Why it’s easier for Labour to force a new referendum rather than a General Election

Article by Mike Hough

So the Labour Party conference is over. A conference which briefly threatened to ignite over anti-Semitism, deselection and Brexit ultimately passed by quite successfully. The main headline (probably) from Liverpool was that Labour would prefer a General Election to a new referendum.

Now, although that may be the preference of the Labour Party, it is my opinion that it will be easier for Labour to force a second referendum. Not necessarily straightforward but nonetheless easier.

Without any support from the governing party under the Fixed Term Parliaments Act, there is no way for Labour to reach the numbers needed to trigger the clauses in the Act. The two triggers of course are a vote of no confidence in the Government or as in 2017, two-thirds of Parliament voting for a General Election.

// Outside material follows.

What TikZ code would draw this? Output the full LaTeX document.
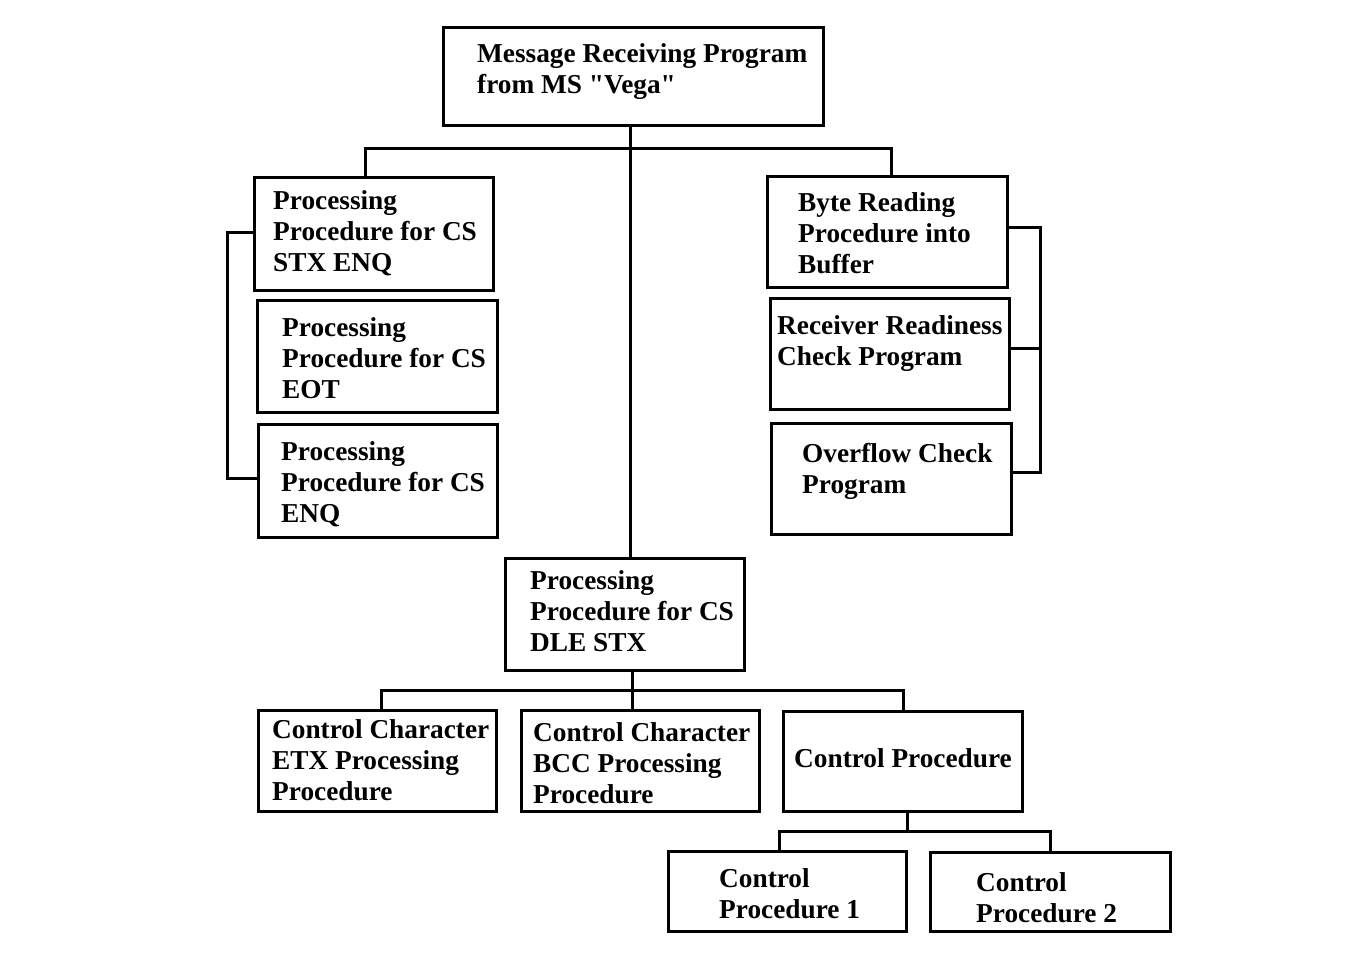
\documentclass[tikz,border=0pt]{standalone}
\usepackage{fontspec}
\setmainfont{Liberation Serif}[Ligatures=TeXOff]
\begin{document}
\begin{tikzpicture}[x=1pt,y=-1pt,
  box/.style={draw, line width=3pt, inner sep=0pt, outer sep=0pt},
  txt/.style={anchor=base west, align=left, inner sep=0pt, font=\fontsize{27.3}{31}\selectfont\bfseries},
  conn/.style={line width=3pt}]
\useasboundingbox (0,0) rectangle (1356,954);
% boxes
\node[box, minimum width=380pt, minimum height=98pt] (M) at (633,76) {};
\node[box, minimum width=239pt, minimum height=113pt] (B1) at (373.5,233.5) {};
\node[box, minimum width=240pt, minimum height=112pt] (B2) at (377,356) {};
\node[box, minimum width=239pt, minimum height=113pt] (B3) at (377.5,480.5) {};
\node[box, minimum width=240pt, minimum height=111pt] (R1) at (887,231.5) {};
\node[box, minimum width=239pt, minimum height=111pt] (R2) at (889.5,353.5) {};
\node[box, minimum width=240pt, minimum height=111pt] (R3) at (891,478.5) {};
\node[box, minimum width=239pt, minimum height=112pt] (D) at (624.5,614) {};
\node[box, minimum width=238pt, minimum height=101pt] (E) at (377,760.5) {};
\node[box, minimum width=238pt, minimum height=101pt] (BC) at (640,760.5) {};
\node[box, minimum width=239pt, minimum height=100pt] (CP) at (902.5,761) {};
\node[box, minimum width=238pt, minimum height=80pt] (C1) at (787,891) {};
\node[box, minimum width=240pt, minimum height=79pt] (C2) at (1050,891.5) {};
% texts (anchored at the baseline of the last line)
\node[txt] (Mt) at (477,93) {Message Receiving Program\\from MS "Vega"};
\node[txt] (B1t) at (273,271) {Processing\\Procedure for CS\\STX ENQ};
\node[txt] (B2t) at (282,398) {Processing\\Procedure for CS\\EOT};
\node[txt] (B3t) at (281,522) {Processing\\Procedure for CS\\ENQ};
\node[txt] (R1t) at (798,273) {Byte Reading\\Procedure into\\Buffer};
\node[txt] (R2t) at (777,365) {Receiver Readiness\\Check Program};
\node[txt] (R3t) at (802,493) {Overflow Check\\Program};
\node[txt] (Dt) at (530,651) {Processing\\Procedure for CS\\DLE STX};
\node[txt] (Et) at (272,800) {Control Character\\ETX Processing\\Procedure};
\node[txt] (BCt) at (533,803) {Control Character\\BCC Processing\\Procedure};
\node[txt] (CPt) at (794,767) {Control Procedure};
\node[txt] (C1t) at (719,918) {Control\\Procedure 1};
\node[txt] (C2t) at (976,922) {Control\\Procedure 2};
% junction coordinates
\coordinate (jm) at (630,148);
\coordinate (jl) at (365,148);
\coordinate (jr) at (891,148);
\coordinate (lb1) at (227,232);
\coordinate (lb3) at (227,478);
\coordinate (rb1) at (1040,227);
\coordinate (rb2) at (1040,348);
\coordinate (rb3) at (1040,472);
\coordinate (j2) at (632,690);
\coordinate (j2l) at (381,690);
\coordinate (j2r) at (903,690);
\coordinate (j3) at (907,831);
\coordinate (j3l) at (779,831);
\coordinate (j3r) at (1050,831);
% connectors
\draw[conn] (M.south -| jm) -- (D.north -| jm);
\draw[conn] (B1.north -| jl) -- (jl) -- (jr) -- (R1.north -| jr);
\draw[conn] (B1.west |- lb1) -- (lb1) -- (lb3) -- (B3.west |- lb3);
\draw[conn] (R1.east |- rb1) -- (rb1) -- (rb3) -- (R3.east |- rb3);
\draw[conn] (R2.east |- rb2) -- (rb2);
\draw[conn] (D.south -| j2) -- (BC.north -| j2);
\draw[conn] (E.north -| j2l) -- (j2l) -- (j2r) -- (CP.north -| j2r);
\draw[conn] (CP.south -| j3) -- (j3);
\draw[conn] (C1.north -| j3l) -- (j3l) -- (j3r) -- (C2.north -| j3r);
\end{tikzpicture}
\end{document}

Let’s look at the first trigger. No matter the level of discontent, no Conservative MP will vote with the opposition in a Vote of No Confidence against their own party. Also given the current leadership of the Labour Party, you can forget the DUP joining Labour to vote against this Government.

Secondly two thirds of Parliament voting for a General Election. Given the current political climate it does not take a genius to work out that the Conservative Party will not vote for a General Election. One thing that continues to unite the Conservative Party is the fear of a Jeremy Corbyn government. Thus quite simply there aren’t the numbers.

However, a second referendum. Now the reason this is slightly different is because of the position of Conservative MPs. MPs such as Anna Soubry, Philip Lee and Justine Greening have already expressed the support. We know that there are others as well who are sympathetic. It is not hard to envisage a situation where 10-15 Tory MPs vote with an opposition motion to force a new referendum. More than enough in the current arithmetic.

Yes it would also require a united Labour Party. And that is far from guaranteed. There will be dissenters on the Labour side of course. But in a parliamentary climate where you need the backing of Tory MPs to succeed, it is far easier to envisage a situation where a sizeable number vote for a second referendum.

Maybe, just maybe this is where the Labour Party will end up!